The following train of ideas may well be imagined to have influenced the
convention, in relation to this particular provision. The appellate
jurisdiction of the Supreme Court (it may have been argued) will extend
to causes determinable in different modes, some in the course of the
COMMON LAW, others in the course of the CIVIL LAW. In the former, the
revision of the law only will be, generally speaking, the proper
province of the Supreme Court; in the latter, the re-examination of the
fact is agreeable to usage, and in some cases, of which prize causes are
an example, might be essential to the preservation of the public peace.

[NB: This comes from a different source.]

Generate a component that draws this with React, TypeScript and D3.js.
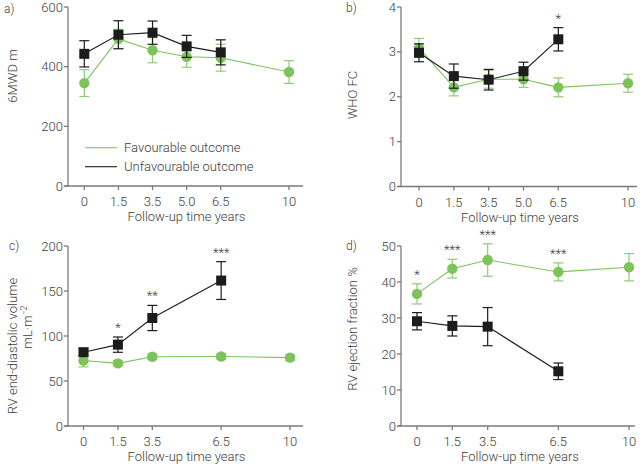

It is therefore necessary that the appellate jurisdiction should, in
certain cases, extend in the broadest sense to matters of fact. It will
not answer to make an express exception of cases which shall have been
originally tried by a jury, because in the courts of some of the States
all causes are tried in this mode[4]; and such an exception would
preclude the revision of matters of fact, as well where it might be
proper, as where it might be improper. To avoid all inconveniencies, it
will be safest to declare generally, that the Supreme Court shall
possess appellate jurisdiction both as to law and fact, and that this
jurisdiction shall be subject to such exceptions and regulations as the
national legislature may prescribe. This will enable the government to
modify it in such a manner as will best answer the ends of public
justice and security.
This view of the matter, at any rate, puts it out of all doubt that the
supposed abolition of the trial by jury, by the operation of this
provision, is fallacious and untrue. The legislature of the United
States would certainly have full power to provide, that in appeals to
the Supreme Court there should be no re-examination of facts where they
had been tried in the original causes by juries. This would certainly be
an authorized exception; but if, for the reason already intimated, it
should be thought too extensive, it might be qualified with a limitation
to such causes only as are determinable at common law in that mode of
trial.
The amount of the observations hitherto made on the authority of the
judicial department is this: that it has been carefully restricted to
those causes which are manifestly proper for the cognizance of the
national judicature; that in the partition of this authority a very
small portion of original jurisdiction has been preserved to the Supreme
Court, and the rest consigned to the subordinate tribunals; that the
Supreme Court will possess an appellate jurisdiction, both as to law and
fact, in all the cases referred to them, both subject to any exceptions
and regulations which may be thought advisable; that this appellate
jurisdiction does, in no case, abolish the trial by jury; and that an
ordinary degree of prudence and integrity in the national councils will
insure us solid advantages from the establishment of the proposed
judiciary, without exposing us to any of the inconveniences which have
been predicted from that source.
PUBLIUS
1. Article 3, Sec. 1.
2. This power has been absurdly represented as intended to abolish all
the county courts in the several States, which are commonly called
inferior courts. But the expressions of the Constitution are, to
constitute "tribunals INFERIOR TO THE SUPREME COURT"; and the evident
design of the provision is to enable the institution of local courts,
subordinate to the Supreme, either in States or larger districts. It is
ridiculous to imagine that county courts were in contemplation.
3. This word is composed of JUS and DICTIO, juris dictio or a speaking
and pronouncing of the law.
4. I hold that the States will have concurrent jurisdiction with the
subordinate federal judicatories, in many cases of federal cognizance,
as will be explained in my next paper.